━━━ SOURCE EXCERPT

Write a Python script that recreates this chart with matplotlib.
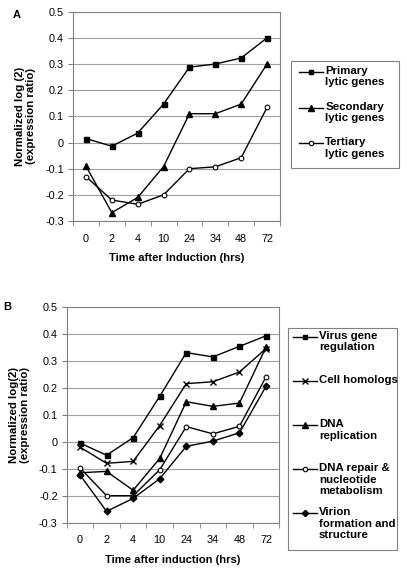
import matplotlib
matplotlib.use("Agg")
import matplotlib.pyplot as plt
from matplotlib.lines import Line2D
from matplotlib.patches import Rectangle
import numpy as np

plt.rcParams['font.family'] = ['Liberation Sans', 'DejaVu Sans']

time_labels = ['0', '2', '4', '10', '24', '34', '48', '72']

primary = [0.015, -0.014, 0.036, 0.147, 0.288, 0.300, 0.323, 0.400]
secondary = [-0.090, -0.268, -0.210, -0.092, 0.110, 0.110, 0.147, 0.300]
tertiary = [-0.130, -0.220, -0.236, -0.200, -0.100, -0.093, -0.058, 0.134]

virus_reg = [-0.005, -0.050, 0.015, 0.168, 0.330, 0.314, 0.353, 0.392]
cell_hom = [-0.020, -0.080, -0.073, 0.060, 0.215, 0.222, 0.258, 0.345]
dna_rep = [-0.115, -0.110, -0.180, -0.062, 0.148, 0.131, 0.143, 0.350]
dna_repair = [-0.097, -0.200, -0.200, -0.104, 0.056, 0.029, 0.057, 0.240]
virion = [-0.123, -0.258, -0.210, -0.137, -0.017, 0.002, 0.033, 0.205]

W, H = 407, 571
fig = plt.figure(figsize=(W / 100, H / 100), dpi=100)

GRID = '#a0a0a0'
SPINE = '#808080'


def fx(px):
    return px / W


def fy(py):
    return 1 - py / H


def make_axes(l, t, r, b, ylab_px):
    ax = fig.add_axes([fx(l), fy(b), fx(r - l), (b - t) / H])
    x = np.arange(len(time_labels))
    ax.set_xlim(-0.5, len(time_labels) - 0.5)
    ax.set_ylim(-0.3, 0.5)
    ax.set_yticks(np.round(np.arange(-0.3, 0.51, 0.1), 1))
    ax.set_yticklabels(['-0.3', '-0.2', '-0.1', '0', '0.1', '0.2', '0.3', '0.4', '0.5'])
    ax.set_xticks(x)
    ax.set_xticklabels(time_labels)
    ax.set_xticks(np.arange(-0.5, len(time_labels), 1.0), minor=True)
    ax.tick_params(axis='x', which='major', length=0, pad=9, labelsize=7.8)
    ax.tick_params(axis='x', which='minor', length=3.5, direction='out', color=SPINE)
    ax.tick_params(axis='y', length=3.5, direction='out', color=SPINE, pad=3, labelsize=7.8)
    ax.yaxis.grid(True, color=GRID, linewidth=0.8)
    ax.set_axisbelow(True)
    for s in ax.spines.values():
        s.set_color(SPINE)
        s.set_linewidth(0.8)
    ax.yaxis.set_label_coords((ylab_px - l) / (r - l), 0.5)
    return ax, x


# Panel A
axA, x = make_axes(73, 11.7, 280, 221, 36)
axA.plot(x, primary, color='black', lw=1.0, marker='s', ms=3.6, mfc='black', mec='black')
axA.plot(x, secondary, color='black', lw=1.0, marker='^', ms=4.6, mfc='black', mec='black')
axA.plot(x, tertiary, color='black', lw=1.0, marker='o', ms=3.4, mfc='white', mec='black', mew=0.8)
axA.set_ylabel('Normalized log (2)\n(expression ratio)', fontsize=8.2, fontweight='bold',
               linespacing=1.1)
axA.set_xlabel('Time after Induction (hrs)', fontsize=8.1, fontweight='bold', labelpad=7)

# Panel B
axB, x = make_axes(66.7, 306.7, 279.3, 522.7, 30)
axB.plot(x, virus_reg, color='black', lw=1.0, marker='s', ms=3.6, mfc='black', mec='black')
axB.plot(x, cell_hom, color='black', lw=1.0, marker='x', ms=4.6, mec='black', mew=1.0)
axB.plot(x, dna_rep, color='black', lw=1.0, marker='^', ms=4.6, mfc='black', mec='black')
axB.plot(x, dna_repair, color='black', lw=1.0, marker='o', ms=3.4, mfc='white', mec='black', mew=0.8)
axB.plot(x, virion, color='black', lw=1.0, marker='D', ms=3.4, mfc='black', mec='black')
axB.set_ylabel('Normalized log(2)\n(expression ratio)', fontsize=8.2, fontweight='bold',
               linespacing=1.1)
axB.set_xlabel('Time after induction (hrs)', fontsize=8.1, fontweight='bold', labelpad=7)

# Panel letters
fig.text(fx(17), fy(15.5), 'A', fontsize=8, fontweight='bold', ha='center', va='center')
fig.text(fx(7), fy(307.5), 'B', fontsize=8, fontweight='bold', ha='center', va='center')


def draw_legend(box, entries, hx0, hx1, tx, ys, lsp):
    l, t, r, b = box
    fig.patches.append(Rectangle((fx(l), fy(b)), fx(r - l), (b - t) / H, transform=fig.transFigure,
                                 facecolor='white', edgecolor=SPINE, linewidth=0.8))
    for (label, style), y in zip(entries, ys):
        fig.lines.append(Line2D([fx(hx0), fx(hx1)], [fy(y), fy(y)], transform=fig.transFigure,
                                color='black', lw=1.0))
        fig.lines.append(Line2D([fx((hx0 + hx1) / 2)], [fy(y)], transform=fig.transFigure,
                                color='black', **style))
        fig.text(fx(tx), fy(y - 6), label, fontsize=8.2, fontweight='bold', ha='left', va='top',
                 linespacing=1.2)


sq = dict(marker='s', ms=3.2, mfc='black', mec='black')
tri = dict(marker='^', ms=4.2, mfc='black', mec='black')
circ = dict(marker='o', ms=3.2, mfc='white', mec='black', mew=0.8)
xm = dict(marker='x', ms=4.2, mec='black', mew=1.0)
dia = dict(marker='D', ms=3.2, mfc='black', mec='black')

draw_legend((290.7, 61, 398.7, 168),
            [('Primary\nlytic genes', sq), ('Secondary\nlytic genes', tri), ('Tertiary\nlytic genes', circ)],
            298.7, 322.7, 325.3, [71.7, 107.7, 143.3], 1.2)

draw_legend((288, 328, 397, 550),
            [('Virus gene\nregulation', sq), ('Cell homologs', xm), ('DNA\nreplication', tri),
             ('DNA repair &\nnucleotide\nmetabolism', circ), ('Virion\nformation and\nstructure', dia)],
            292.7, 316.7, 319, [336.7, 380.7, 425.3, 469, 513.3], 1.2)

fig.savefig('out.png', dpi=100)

━━━━━━

Repeat, with no pictures, each line from the beginning of the data through the line containing "plt.rcParams['font.family'] = ['Liberation", inclusive.

## SOLUTION TO THIS TASK
Write a Python script that recreates this chart with matplotlib.
import matplotlib
matplotlib.use("Agg")
import matplotlib.pyplot as plt
from matplotlib.lines import Line2D
from matplotlib.patches import Rectangle
import numpy as np

plt.rcParams['font.family'] = ['Liberation Sans', 'DejaVu Sans']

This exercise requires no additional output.